No dia 14 de novembro a Escola Militar da Praia Vermelha decidiu unir-se ao povo e aderir ao levante. A vacina era apenas um pretexto para a eclosão de uma Rebelião, pois a inflação, o achatamento salarial, o aumento abusivo dos aluguéis, e o projeto excludente e elitista da remodelação do centro da Capital, para os cadetes com ideais  positivistas, não se tratava apenas de uma traição aos ideais do golpe republicano de 1889, tratava-se também da ocasião perfeita para derrubar os cafeicultores paulistas que haviam assumido o controle da nação a partir de 1894.  Após declarar que somente morto sairia do palácio, Rodrigues Alves conseguiu tropas leais ao governo, decretando a repressão à revolta.
Do lado popular, vários foram os que se levantaram contra as medidas autoritárias,  um dos líderes do movimento foi Horácio José da Silva, mais conhecido como Prata Preta, que era um capoeirista e estivador, morador da cidade do Rio de Janeiro.
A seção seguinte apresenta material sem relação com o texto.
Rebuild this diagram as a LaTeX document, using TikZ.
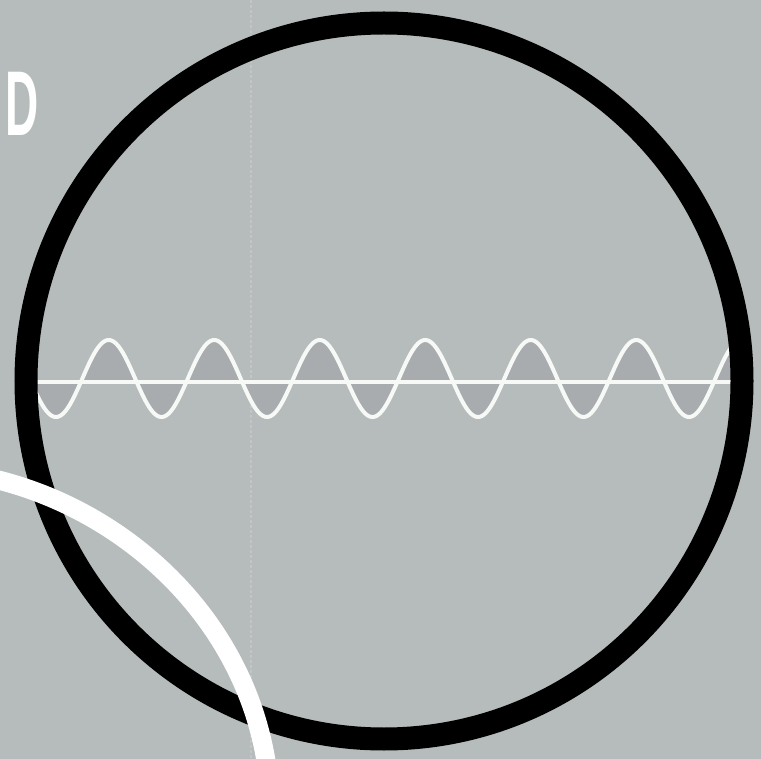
\documentclass[tikz,border=0pt]{standalone}
\usepackage{fontspec}
\setmainfont{Liberation Sans}
\definecolor{bggray}{RGB}{182,188,188}
\definecolor{wavefill}{RGB}{168,172,174}
\definecolor{chalk}{RGB}{246,249,246}
\definecolor{scanline}{RGB}{198,196,196}
\tikzset{
  ring/.style={draw=black,line width=23pt},
  axisline/.style={draw=chalk,line width=4.5pt},
  waveline/.style={draw=chalk,line width=4pt,line join=round},
  bigarc/.style={draw=white,line width=19pt},
  label/.style={text=white,font=\bfseries\fontsize{92}{92}\selectfont,inner sep=0pt,anchor=base west}
}
\begin{document}
\begin{tikzpicture}[x=1pt,y=-1pt]
\useasboundingbox (0,0) rectangle (761,759);
\fill[bggray] (0,0) rectangle (761,759);
% faint scan line
\draw[scanline,line width=1.6pt,dash pattern=on 3pt off 2pt] (251,0) -- (251,759);
% shaded area between wave and axis
\fill[wavefill] plot[domain=33:735,samples=400,smooth] ({\x},{378.5+38.5*cos(3.41232*(\x-56))}) -- (735,382) -- (33,382) -- cycle;
% axis line
\coordinate (axL) at (33,382);
\coordinate (axR) at (735,382);
\draw[axisline] (axL) -- (axR);
% sine wave
\draw[waveline] plot[domain=33:735,samples=400,smooth] ({\x},{378.5+38.5*cos(3.41232*(\x-56))});
% black circle
\coordinate (ctr) at (384,381);
\draw[ring] (ctr) circle[radius=358pt];
% white arc
\coordinate (arcA) at (-10,478);
\coordinate (arcB) at (268,775);
\draw[bigarc] (arcA) .. controls (130,510) and (250,625) .. (arcB);
% label
\node[label] (lbl) at (5,136) {\scalebox{0.5}[1]{D}};
\end{tikzpicture}
\end{document}
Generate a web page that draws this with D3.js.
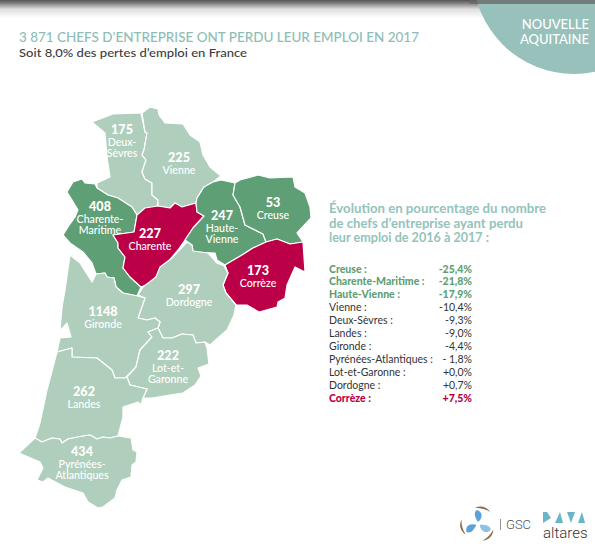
<!DOCTYPE html>
<html>
<head>
<meta charset="utf-8">
<script src="https://cdn.jsdelivr.net/npm/d3@7"></script>
<style>
html, body {margin:0; padding:0; background:#fff;}
svg {display:block;}
text {font-family:Lato, sans-serif;}
</style>
</head>
<body>
<svg id="chart" width="595" height="548"></svg>
<script>
// map data, same order everywhere
var departments = ["Deux-Sèvres","Vienne","Charente-Maritime","Charente","Haute-Vienne","Creuse","Corrèze","Dordogne","Gironde","Lot-et-Garonne","Landes","Pyrénées-Atlantiques"];
var losses = [175,225,408,227,247,53,173,297,1148,222,262,434];
var mapGroups = ["mid","mid","down","up","down","down","up","mid","mid","mid","mid","mid"];
var nameLines = [["Deux-","Sèvres"],["Vienne"],["Charente-","Maritime"],["Charente"],["Haute-","Vienne"],["Creuse"],["Corrèze"],["Dordogne"],["Gironde"],["Lot-et-","Garonne"],["Landes"],["Pyrénées-","Atlantiques"]];

// table on the right
var tableNames = ["Creuse","Charente-Maritime","Haute-Vienne","Vienne","Deux-Sèvres","Landes","Gironde","Pyrénées-Atlantiques","Lot-et-Garonne","Dordogne","Corrèze"];
var tableChanges = [-25.4,-21.8,-17.9,-10.4,-9.3,-9.0,-4.4,-1.8,0.0,0.7,7.5];
var tableLabels = ["-25,4%","-21,8%","-17,9%","-10,4%","-9,3%","-9,0%","-4,4%","- 1,8%","+0,0%","+0,7%","+7,5%"];

// department outlines in map units
var outlines = [
[[113,114],[141,113],[145,132],[147,133],[144,150],[142,155],[146,160],[142,172],[145,179],[152,183],[152,195],[158,200],[157,207],[137,215],[132,207],[118,198],[108,195],[97,188],[97,183],[110,177],[107,157],[105,133],[92,122]],
[[142,113],[150,107],[158,109],[159,115],[165,123],[183,124],[190,135],[200,142],[203,155],[210,167],[221,176],[213,182],[204,187],[197,198],[196,203],[182,207],[175,203],[170,208],[158,206],[158,200],[152,195],[152,183],[145,179],[142,172],[146,160],[142,155],[144,150],[147,133],[145,132]],
[[73,182],[82,179],[85,183],[95,184],[97,188],[108,195],[118,198],[132,207],[137,215],[134,232],[113,235],[118,243],[118,248],[125,257],[123,268],[130,277],[141,287],[137,296],[123,293],[116,287],[114,278],[107,277],[105,273],[96,274],[92,263],[83,252],[70,243],[63,235],[68,227],[75,217],[78,210],[72,200],[67,192]],
[[137,215],[145,208],[158,206],[170,208],[175,203],[182,207],[196,203],[197,212],[204,216],[193,228],[185,240],[178,250],[167,263],[158,273],[153,282],[141,287],[130,277],[123,268],[125,257],[118,248],[118,243],[113,235],[134,232]],
[[204,187],[213,182],[221,180],[235,183],[233,195],[240,207],[245,225],[263,234],[266,242],[253,248],[242,255],[225,265],[217,260],[215,253],[193,252],[192,245],[185,240],[193,228],[204,216],[197,212],[196,203],[197,198]],
[[235,183],[240,180],[258,175],[270,178],[293,177],[295,187],[305,193],[310,207],[311,218],[297,233],[303,242],[290,244],[277,239],[266,242],[263,234],[245,225],[240,207],[233,195]],
[[225,265],[242,255],[253,248],[266,242],[277,239],[290,244],[303,242],[305,272],[295,267],[287,285],[285,298],[278,302],[277,307],[259,312],[247,305],[236,305],[226,293],[223,285],[228,273]],
[[187,242],[192,245],[193,251],[208,253],[217,263],[224,266],[228,273],[223,285],[226,293],[236,305],[234,315],[227,330],[210,345],[205,342],[196,343],[193,335],[182,334],[172,338],[163,338],[158,328],[160,322],[155,318],[147,320],[138,318],[145,298],[138,295],[143,287],[156,277],[160,267],[172,258]],
[[70,255],[80,263],[92,282],[96,274],[105,273],[107,277],[114,278],[116,287],[123,293],[138,296],[145,298],[138,318],[147,320],[155,318],[160,322],[158,328],[148,332],[152,337],[140,350],[136,367],[125,378],[115,378],[112,370],[97,358],[72,357],[72,348],[57,352],[60,338],[71,337],[67,323],[60,331],[62,307],[65,290]],
[[158,328],[163,338],[172,338],[182,334],[193,335],[196,343],[205,342],[207,348],[209,364],[198,368],[201,376],[195,385],[183,393],[170,395],[152,398],[143,398],[147,389],[130,385],[127,377],[136,367],[140,350],[152,337],[148,332]],
[[57,352],[72,348],[72,357],[97,358],[112,370],[115,378],[125,378],[127,377],[130,385],[147,389],[143,398],[141,405],[138,402],[123,407],[123,417],[118,436],[110,438],[103,437],[97,439],[90,435],[83,436],[68,439],[62,443],[60,439],[52,438],[42,442],[35,438],[40,423],[47,390]],
[[35,438],[42,442],[52,438],[60,439],[62,443],[68,439],[83,436],[90,435],[97,439],[103,437],[110,438],[118,436],[131,438],[133,450],[137,452],[136,462],[132,465],[131,477],[122,480],[117,490],[115,498],[103,507],[98,508],[88,502],[83,493],[65,487],[48,478],[43,482],[37,480],[43,468],[40,462],[19,453]]
];

// where each label block sits, map units
var labelX = [122,179,100,150,222,273,258,189,103,168,84,82];
var labelY = [134,162,211,238,220,207,275,294,316,360,396,456];

var svg = d3.select("#chart");

// ---- top bar shadow
var defs = svg.append("defs");
var shade = defs.append("linearGradient").attr("id","shade").attr("x1",0).attr("x2",0).attr("y1",0).attr("y2",1);
shade.append("stop").attr("offset",0).attr("stop-color","#555");
shade.append("stop").attr("offset",0.15).attr("stop-color","#777");
shade.append("stop").attr("offset",0.5).attr("stop-color","#ddd");
shade.append("stop").attr("offset",1).attr("stop-color","#fff");
svg.append("rect").attr("width",595).attr("height",18).attr("fill","url(#shade)");

// ---- region badge
svg.append("circle").attr("cx",574).attr("cy",-27).attr("r",101).attr("fill","#98c1bc");
svg.append("rect").attr("x",470).attr("width",125).attr("height",4).attr("fill","#666").attr("opacity",0.75);
svg.selectAll(".badge").data(["NOUVELLE","AQUITAINE"]).enter().append("text")
 .attr("class","badge")
 .attr("x",589)
 .attr("y",function(d,i){return 28.5+i*15;})
 .attr("text-anchor","end")
 .attr("fill","#fff")
 .attr("font-size",13)
 .attr("font-weight",500)
 .text(function(d){return d;});

// ---- titles
svg.append("text").attr("x",19).attr("y",41.5).attr("fill","#8dbdb6").attr("font-size",14.2).attr("font-weight",500)
 .attr("textLength",400).attr("lengthAdjust","spacingAndGlyphs")
 .text("3 871 CHEFS D’ENTREPRISE ONT PERDU LEUR EMPLOI EN 2017");
svg.append("text").attr("x",19).attr("y",56.5).attr("fill","#3c3c3c").attr("font-size",12).attr("font-weight",500)
 .attr("textLength",228).attr("lengthAdjust","spacingAndGlyphs")
 .text("Soit 8,0% des pertes d’emploi en France");

// ---- map
var mapColor = d3.scaleOrdinal().domain(["mid","down","up"]).range(["#afcfbc","#5f9f75","#bb0048"]);
var projection = d3.geoIdentity();
var path = d3.geoPath(projection);

var shapes = departments.map(function(name,i){
 return {type:"Feature", properties:{name:name, i:i}, geometry:{type:"Polygon", coordinates:[outlines[i].concat([outlines[i][0]])]}};
});

svg.append("g").selectAll("path")
 .data(shapes)
 .enter()
 .append("path")
 .attr("d",path)
 .attr("fill",function(d){return mapColor(mapGroups[d.properties.i]);})
 .attr("stroke","#fff")
 .attr("stroke-width",1.2)
 .attr("stroke-linejoin","round");

var labels = svg.append("g").selectAll("g")
 .data(departments)
 .enter()
 .append("g")
 .attr("transform",function(d,i){return "translate("+labelX[i]+","+labelY[i]+")";})
 .attr("text-anchor","middle")
 .attr("fill","#fff");

labels.append("text")
 .attr("font-size",12.6)
 .attr("font-weight",900)
 .text(function(d,i){return losses[i];});

labels.each(function(d,i){
 d3.select(this).selectAll(".nm").data(nameLines[i]).enter().append("text")
  .attr("class","nm")
  .attr("y",function(l,k){return 12+k*10.5;})
  .attr("font-size",10.6)
  .attr("font-weight",500)
  .text(function(l){return l;});
});

// ---- heading of the table
var headLines = ["Évolution en pourcentage du nombre","de chefs d’entreprise ayant perdu","leur emploi de 2016 à 2017 :"];
var headWidths = [217,194,160];
svg.selectAll(".head")
 .data(headLines)
 .enter()
 .append("text")
 .attr("class","head")
 .attr("x",329)
 .attr("y",function(d,i){return 213+i*14.6;})
 .attr("fill","#93c3bb")
 .attr("font-size",13)
 .attr("font-weight",700)
 .attr("textLength",function(d,i){return headWidths[i];})
 .attr("lengthAdjust","spacingAndGlyphs")
 .text(function(d){return d;});

// ---- table
var rowY = d3.scalePoint().domain(tableNames).range([272.5,402]);
var rowColor = d3.scaleThreshold().domain([-15,5]).range(["#5f9f75","#333333","#bb0048"]);
var rowWeight = function(v){return (v<-15 || v>5) ? 900 : 400;};

var rows = svg.append("g").selectAll("g")
 .data(tableNames)
 .enter()
 .append("g")
 .attr("transform",function(d){return "translate(0,"+rowY(d)+")";})
 .attr("font-size",10.5);

rows.append("text")
 .attr("x",329)
 .attr("fill",function(d,i){return rowColor(tableChanges[i]);})
 .attr("font-weight",function(d,i){return rowWeight(tableChanges[i]);})
 .text(function(d){return d+" :";});

rows.append("text")
 .attr("x",472)
 .attr("text-anchor","end")
 .attr("fill",function(d,i){return rowColor(tableChanges[i]);})
 .attr("font-weight",function(d,i){return rowWeight(tableChanges[i]);})
 .text(function(d,i){return tableLabels[i];});

// ---- logos bottom right
var swirl = svg.append("g").attr("transform","translate(478,524)");
d3.range(3).forEach(function(k){
 var blade = swirl.append("g").attr("transform","rotate("+(k*120)+")");
 blade.append("path").attr("d","M0,-2C-3,-6 -5,-12 -1,-14C5,-12 5,-6 0,-2Z").attr("fill",k==1?"#8fc1e3":"#5ba3d6");
 blade.append("path").attr("d","M-3,-16C3,-19 9,-17 12,-12C8,-15 3,-16 -3,-16Z").attr("fill","#8a6a4c");
});
svg.append("rect").attr("x",500).attr("y",519).attr("width",0.8).attr("height",11).attr("fill","#777");
svg.append("text").attr("x",506).attr("y",528.5).attr("fill","#555").attr("font-size",13).style("font-family","Roboto").style("font-weight",300).text("GSC");
var dataMarks = ["M543,512H547L551,518L543,523Z","M555,523L560,512L563,523Z","M567,512H575L571,523Z","M578,523L582,512L585,523Z"];
svg.selectAll(".dm").data(dataMarks).enter().append("path").attr("class","dm").attr("d",function(d){return d;}).attr("fill","#6bb6c6");
svg.append("text").attr("x",543).attr("y",538).attr("fill","#333").attr("font-size",15).style("font-family","Roboto").style("font-weight",300).text("altares");
</script>
</body>
</html>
É considerado por muitos um símbolo da luta contra o governo durante a Revolta da Vacina, em 1904 Liderou mais de 2 mil pessoas na barricada de Porto Arthur contra o exército, constando que chegou a matar um soldado durante um dos ataques.Foi preso e deportado para o Acre.
No dia seguinte, Rodrigues Alves solicitou, e o congresso aprovou o Estado de sítio, válido por um mês. Aproveitando-se das prerrogativas do regime de exceção, a polícia e as tropas invadiram cortiços e favelas, prendendo não apenas quem participara do motim, mas desempregados e desvalidos em geral. A revolta deixou um saldo de 30 mortos, 110 feridos e 945 presos, dos quais 461 são deportados para o Acre e a vacinação prosseguiu.